One of my fave comfort foods I can eat any time of day. This version is made with a base of chicken broth, with dulse and leftover five-spice chicken thighs mixed in the end, seasoned with fish sauce and topped with ginger, scallions, cilantro, white pepper, chili crisp + oil, sesame oil, and a homemade salted duck egg yolk. I don’t use an “official” recipe for congee, but sort of cook it by feel/sight. If you wanna try it out, the roughly 1:10 rice to liquid ratio and the following method usually work for me. For 2 servings, I use about ½ cup of jasmine or sometimes sushi rice and about 5 cups of broth or water.

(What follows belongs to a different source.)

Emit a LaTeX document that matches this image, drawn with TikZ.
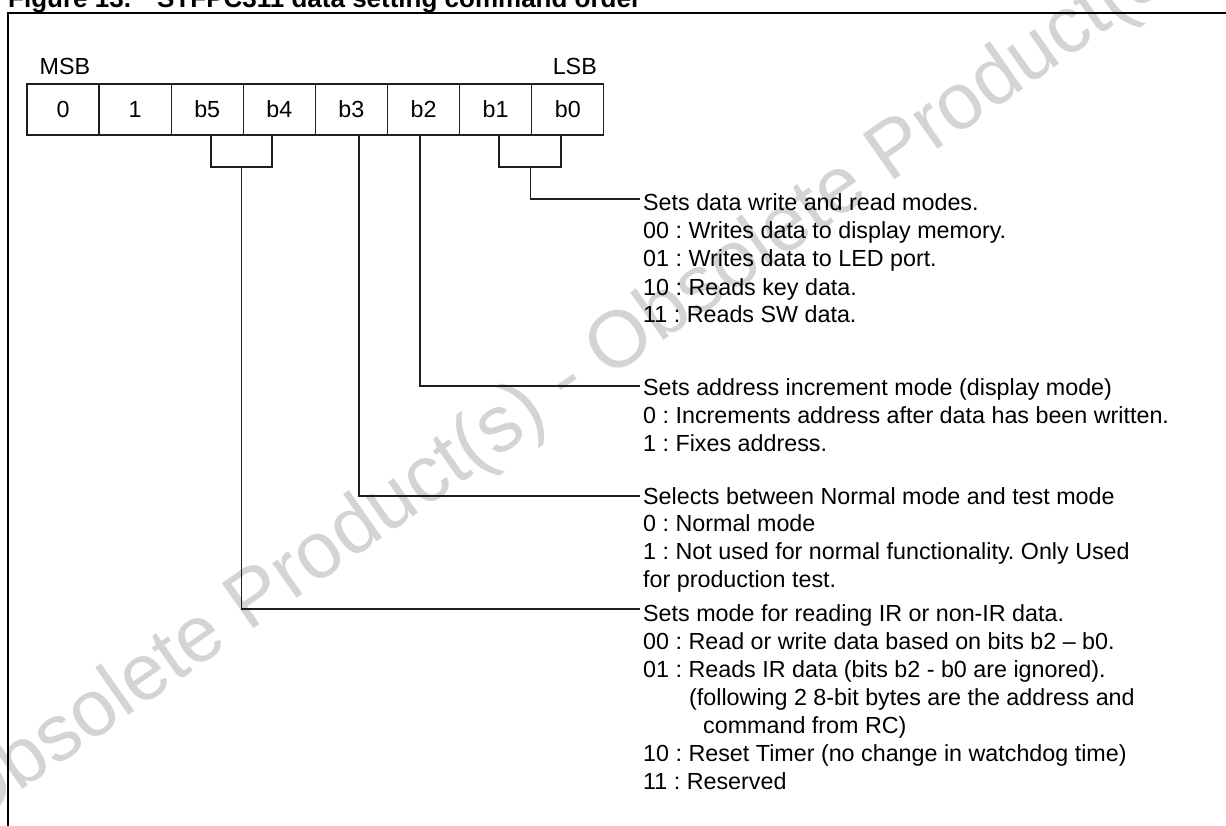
\documentclass[tikz,border=0pt]{standalone}
\usepackage{fontspec}
\setmainfont{Liberation Sans}
\frenchspacing
\definecolor{wmgray}{HTML}{D4D4D4}
\definecolor{ink}{HTML}{1E1E1E}
\newcommand{\txtfont}{\fontsize{23.3}{28}\selectfont}
\begin{document}
\begin{tikzpicture}[x=1pt,y=-1pt,
  cellbox/.style={draw=ink,line width=1.3pt,minimum width=72.1pt,minimum height=51pt,inner sep=0pt,font=\txtfont},
  wire/.style={draw=ink,line width=1.3pt,line join=miter},
  desc/.style={anchor=base west,inner sep=0pt,font=\txtfont},
  titletext/.style={anchor=base west,inner sep=0pt,font=\bfseries\fontsize{26}{30}\selectfont},
]
\useasboundingbox (0,0) rectangle (1226,826);
\clip (0,0) rectangle (1226,826);
\fill[white] (0,0) rectangle (1226,826);
% watermark
\node[rotate=35,text=wmgray,inner sep=0pt,font=\fontsize{80}{80}\selectfont] (wm) at (568,383) {Obsolete Product(s) - Obsolete Product(s)};
% title
\node[titletext] (fignum) at (8,8) {Figure 13.};
\node[titletext] (figtitle) at (157,8) {STFPC311 data setting command order};
% frame
\draw[line width=2pt,black] (8,840) -- (8,13) -- (1240,13);
% register cells
\foreach \t [count=\i from 0] in {0,1,b5,b4,b3,b2,b1,b0}
  \node[cellbox] (c\i) at ({27+72.1*\i+36.05},109.5) {\t};
\node[anchor=west,inner sep=0pt,font=\txtfont] (msb) at (39.5,66) {MSB};
\node[anchor=east,inner sep=0pt,font=\txtfont] (lsb) at (597,66) {LSB};
% description texts
\foreach \txt [count=\k from 0] in {{Sets data write and read modes.},{00 : Writes data to display memory.},{01 : Writes data to LED port.},{10 : Reads key data.},{11 : Reads SW data.}}
  \node[desc] (ta\k) at (643,{211+28*\k}) {\txt};
\foreach \txt [count=\k from 0] in {{Sets address increment mode (display mode)},{0 : Increments address after data has been written.},{1 : Fixes address.}}
  \node[desc] (tb\k) at (643,{395+28*\k}) {\txt};
\foreach \txt [count=\k from 0] in {{Selects between Normal mode and test mode},{0 : Normal mode},{1 : Not used for normal functionality. Only Used},{for production test.}}
  \node[desc] (tc\k) at (643,{504+27.7*\k}) {\txt};
\node[desc] (td0) at (643,621) {Sets mode for reading IR or non-IR data.};
\node[desc] (td1) at (643,649) {00 : Read or write data based on bits b2 -- b0.};
\node[desc] (td2) at (643,677) {01 : Reads IR data (bits b2 - b0 are ignored).};
\node[desc] (td3) at (689,705) {(following 2 8-bit bytes are the address and};
\node[desc] (td4) at (703,733) {command from RC)};
\node[desc] (td5) at (643,761) {10 : Reset Timer (no change in watchdog time)};
\node[desc] (td6) at (643,789) {11 : Reserved};
% connector anchor points
\coordinate (p2) at ([xshift=3.75pt]c2.south);
\coordinate (p3) at ([xshift=-7.35pt]c3.south);
\coordinate (p4) at ([xshift=7.5pt]c4.south);
\coordinate (p5) at ([xshift=-3.5pt]c5.south);
\coordinate (p6) at ([xshift=3.4pt]c6.south);
\coordinate (p7) at ([xshift=-6.8pt]c7.south);
\coordinate (k54) at (241.5,167);
\coordinate (k10) at (530.5,167);
% brackets
\draw[wire] (p2) -- (p2 |- k54) -- (p3 |- k54) -- (p3);
\draw[wire] (p6) -- (p6 |- k10) -- (p7 |- k10) -- (p7);
% leaders
\draw[wire] (k10) |- ([xshift=-3pt,yshift=12pt]ta0.base west);
\draw[wire] (p5) |- ([xshift=-3pt,yshift=9pt]tb0.base west);
\draw[wire] (p4) |- ([xshift=-3pt,yshift=8pt]tc0.base west);
\draw[wire] (k54) |- ([xshift=-3pt,yshift=12pt]td0.base west);
\end{tikzpicture}
\end{document}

Bring to a boil in a pot, then lower the heat all the way. Cover and simmer on low for about 30 min - 1 hour, stirring occasionally so the rice doesn’t stick to the bottom and burn. If the congee is too thick to your liking, add a bit more liquid. If it’s too thin, keep simmering, partially covered. Stir and check on it once in a while until desired consistency is reached. Add in your choice of protein. The most traditional toppings usually involve ginger, scallion and white pepper, but go with your favorite flavor profiles. I like to season my congee with fish sauce, but soy sauce or plain salt works too.

Source: By @foodminimalist

Whole Mackerel

I know whole fish isn’t for everyone because fish face and all the bones. But for me, I enjoy the meditative process of picking it apart after it’s cooked and sort of working for my meal. This stovetop recipe is for small Atlantic mackerel and even sardines, but for anything bigger, it’s best to broil/roast them in the oven. Find the freshest whole mackerel that you can and have it cleaned + gutted for you--that’s one thing I still haven’t bothered to do on my own yet Disclaimer: there will be some splattering and mild smoky air. On med-high, heat a well-seasoned cast-iron flat griddle pan that is large enough for the length of your fish. Rub the mackerel all over with some high smoke point oil such as grapeseed or avocado. When the pan seems hot enough, lay a mackerel on and cook for about 5-6 min until the skin is golden and slightly charred. Carefully flip the fish (with two spatulas or a tongs-spatula combo), and cook for another 4-5 minutes. Transfer to a plate and repeat with any remaining mackerel. To serve, drizzle on some olive oil, generously sprinkle on sea salt and squeeze lemon all over. Parsley is completely optional.